Notre pays a été touché une nouvelle fois par l’horreur. 7 lieux visés en simultané, plus d’une centaine de morts, plus de 300 blessés.

Ce soir-là, on fêtait l’anniversaire de ma meilleure amie, c’était une soirée joviale, toutes nos amies d’enfance étaient réunies. Vers 21 heures, l’une de nos amies nous informe qu’il y a eu une fusillade à Paris. Sur le moment je me dis qu’il s’agit juste d’un fait-divers-règlement-de-compte et je n’y prête pas plus attention. Mes amies cherchent leur smartphone et parlent alors de plusieurs fusillades, l’une dans un restaurant cambodgien, l’autre au Bataclan, puis on parle du Stade de France. Mon esprit s’embrouille, je ne comprends plus rien. On allume la TV et on tombe sur BFMTV. On tombe des nues. L’ambiance change radicalement, on est au départ très silencieuses. Les téléphones vibrent et sonnent, les notifications des réseaux sociaux s’enclenchent en continu, les proches appellent pour savoir si on est en sécurité et on les rassure comme on peut.

Ce soir-là, je suis rentrée très tard. On discutait encore à 1 heure du matin des évènements, ne comprenant pas comment une attaque si monstrueuse a pu se produire. Deux jours après les évènements, les questions continuent de s’entrechoquer dans mon esprit : pourquoi une seconde fois ? Comment est-ce possible ?

J’ai lu un article ce matin de Courrier international qui, en prenant le point de vue des Etats-Unis et du Canada sur ces événements, pose des questions intéressantes notamment sur la récurrence des actes terroristes en France. Je ne suis pas d’accord avec toutes les suggestions de l’article, néanmoins cette phrase m’a interpellée :

Dans un témoignage publié par le Los Angeles Times, une journaliste coréenne-américaine qui a vécu à Paris rappelle que« presque tous les actes récents de terrorisme sur le sol français (…) ont été perpétrés par des citoyens français ou par des résidents de longue date. Qu’y a-t-il dans l’air respiré en France, pourrait-on se demander, qui fasse naître une forme aussi extrême de mécontentement ? »

Quelques jours après Charlie hebdo, j’ai écris un article intitulé « Terrorisme : pourquoi ne pas soigner les vraies causes? » car pour répondre à la « menace » terroriste, le gouvernement annonçait des mesures de sécurité qui allaient à l’encontre de nos libertés (renforcement des services de surveillance, Patriot Act à la française). Ainsi plutôt que de tenter de soigner les causes, on s’est penché uniquement sur les conséquences. Répondre au terrorisme par des interventions en Syrie, est-ce vraiment la solution ? En moins d’un an, le pays a subi deux attaques, comment peut-on alors affirmer, au lendemain du 13 janvier, que « la France va frapper plus fort en Syrie ».

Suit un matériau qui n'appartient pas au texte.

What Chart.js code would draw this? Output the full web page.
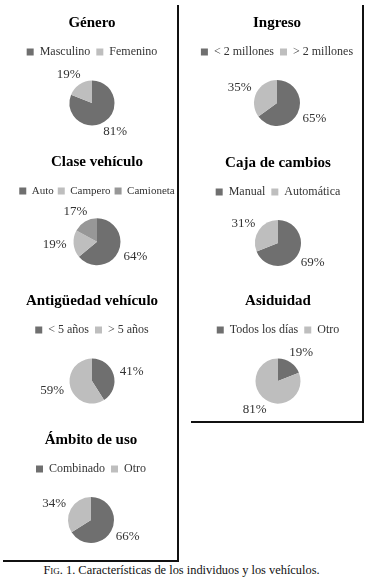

Ce sont pourtant tes propres enfants, chère France, qui s’attaquent à leur pays. Le pays qui les a vu naître et grandir. Et pourtant, tu ne veux toujours pas te remettre en question ni même chercher à comprendre comment on en est arrivé là ! Une fois de plus, on se contente de faire la sourde oreille. Et si on s’interrogeait, comme le proposent les deux articles ci-dessous sur les conséquences de notre politique étrangère :

L’article de Libé, intitulé « Le retour du boomerang » permet une analyse éclairante à ce sujet :

« Les origines de ce 13 novembre sont aussi à chercher du côté de la politique étrangère de l’Europe et de la France ces quarante dernières années. La démission de l’Europe sur la question palestinienne, l’occasion manquée avec la Turquie que l’on aurait pu si facilement arrimer à l’UE, l’alliance de la France avec les pétromonarchies… sont autant d’erreurs qui n’ont fait qu’aggraver le désastre et nourrir rancœur et radicalisation au Proche-Orient. »

Une autre approche au ton sarcastique intitulée « Retour de bâton : la France est-elle consciente de l’aide concrète qu’elle a apportée aux djihadistes en Syrie depuis 4 ans ? » sur le site Atlantico.

Aujourd’hui, le Président a assuré la tenue d’un Congrès extraordinaire devant les parlementaires pour « rassembler la nation » et présenter sa riposte suite aux attaques de vendredi comme il l’a annoncé samedi, après un conseil de défense. Au lendemain de Charlie Hebdo, le gouvernement a tenté de nous montrer par tous les moyens qu’il souhaitait favoriser le sentiment « d’unité nationale ». Je dirais qu’on a assez entendu de belles paroles et qu’il est maintenant temps de passer aux actes.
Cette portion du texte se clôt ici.